L'Etat belge se trompe radicalement de cible: je risque d'être muselée pour avoir osé dénoncer l'effondrement organisé de l'humanité

Notre ministre de la Justice veut sanctionner les “fauteurs de troubles” en leur interdisant de manifester pendant plusieurs années, En criminalisant l’activisme climatique, notre État se trompe radicalement de cible.

L'Etat belge se trompe radicalement de cible: je risque d'être muselée pour avoir osé dénoncer l'effondrement organisé de l'humanité

Une chronique “J’assume” d’Adélaïde Charlier, “Jeune pour le climat et les droits humains”

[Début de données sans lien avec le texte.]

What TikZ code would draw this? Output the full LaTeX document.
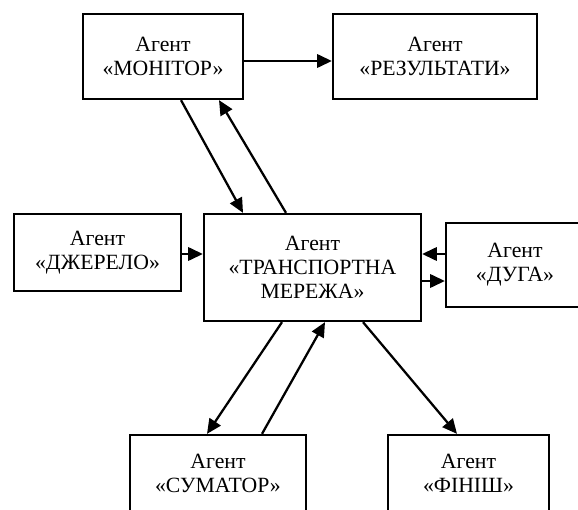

Mon “strava des manifestations” indique une distance de 500 km de marches, 25 sittings face aux institutions fédérales ou européennes, devant des sièges d’exploitants d’énergies fossiles, 321 interventions lors d’événements, … Ce “climathon”, mené par désir de vie et recherche d’un avenir moins risqué pour toutes et tous, pourrait, par le vote d’une nouvelle loi, me bâillonner pour oser dénoncer l’effondrement organisé de l’humanité.

La double peine demandée par M. Van Quickenborne

Notre ministre de la Justice, M. Van Quickenborne a déposé un projet de loi qui passerait en plénière du Parlement en début d’automne. Le projet introduit une nouvelle sanction dans le Code pénal pour tous les “fauteurs de troubles”, celle d’une interdiction de manifester pendant plusieurs années. Sanctionner les actes de violence est nécessaire pour pacifier le vivre ensemble et la justice a déjà des outils pour les pénaliser. Je ne questionne pas cela, mais plutôt la raison de la doubler d’une nouvelle peine et les risques liés à son application ?

Les lanceurs de farine sur les murs d’une compagnie pétrolière aussi ?

Officiellement, la loi a pour objectif d’empêcher la récidive d’éventuels “casseurs” et leur interdire de participer à des rassemblements revendicatifs. Mais le champ d’application de la loi est tellement large que n’importe quel activiste pacifique pourrait se retrouver sous le coup de cette sanction. La peine d’interdiction de manifester s’appliquerait à des menaces d’attentats tout autant qu’à des lanceurs de farine sur les murs d’une compagnie pétrolière. Il suffira d’une plainte d’une entreprise ou d’un procureur du Roi tatillon. Les actions pacifiques ne sont donc pas protégées par cette loi.

Par ailleurs, rien ne prouve que cette loi soit une “prévention” efficace. En France, un texte similaire a été renforcé en 2019. Tout d’abord, cela n’a pas permis de minimiser la présence des “casseurs”, ensuite les pratiques policières et judiciaires sont appliquées largement envers des personnes contre lesquelles on n’a pu retenir aucune infraction.

Une pénalisation du mouvement social

À l’heure où la communauté scientifique s’époumone à répéter les dangers des extractions fossiles pour l'équilibre vital des humains, ce projet de loi met aussi dans son collimateur les citoyens qui dénoncent les instincts mortifères de ceux qui poursuivent ces extractions. Voici qu’on touche, en vrai, à la question de la liberté. Tous ceux qui la chérissent et prétendent en faire la valeur cardinale d’une société démocratique (ou un point fort de leur programme électoral) devraient clarifier leur réponse. Quelle liberté est laissée aux citoyens d’exprimer, en rassemblements pacifiques, des revendications si ces derniers risquent une interdiction de manifester ? Exclure préventivement un citoyen d’une manifestation parce qu’il pourrait être source de trouble à l’ordre public renverse la logique de la liberté en logique d’interdiction préventive. Ce projet de loi ressemble à une pénalisation du mouvement social.

Face à l’effondrement écologique et à l’inaction de nos autorités

Manifester pacifiquement doit rester un droit. Cela ne menace en rien la démocratie. Au contraire, museler la parole de ceux qui pointent ses dysfonctionnements est la réponse d’un État qui ne peut assurer un espace démocratique de protection de la liberté d’expression, d’association et de manifestation. Face à l’effondrement écologique et à l’inaction de nos autorités, manifester et désobéir affirme notre humanité. En criminalisant l’activisme climatique au nom du maintien de l’ordre alors que ce dernier protège la destruction organisée de notre biosphère, notre État se trompe radicalement de cible.

Ainsi, ce 4 octobre, 14 activistes de Greenpeace comparaîtront devant le tribunal de Bruges, accusés d’intrusion illégale dans un port ; ils s’y étaient introduits pacifiquement pour dénoncer de nouvelles infrastructures gazières de Fluxys. J’irai soutenir ces activistes parce qu’ils maintiennent l’ordre du vivant !

Manifester est un droit dont je fais mon devoir.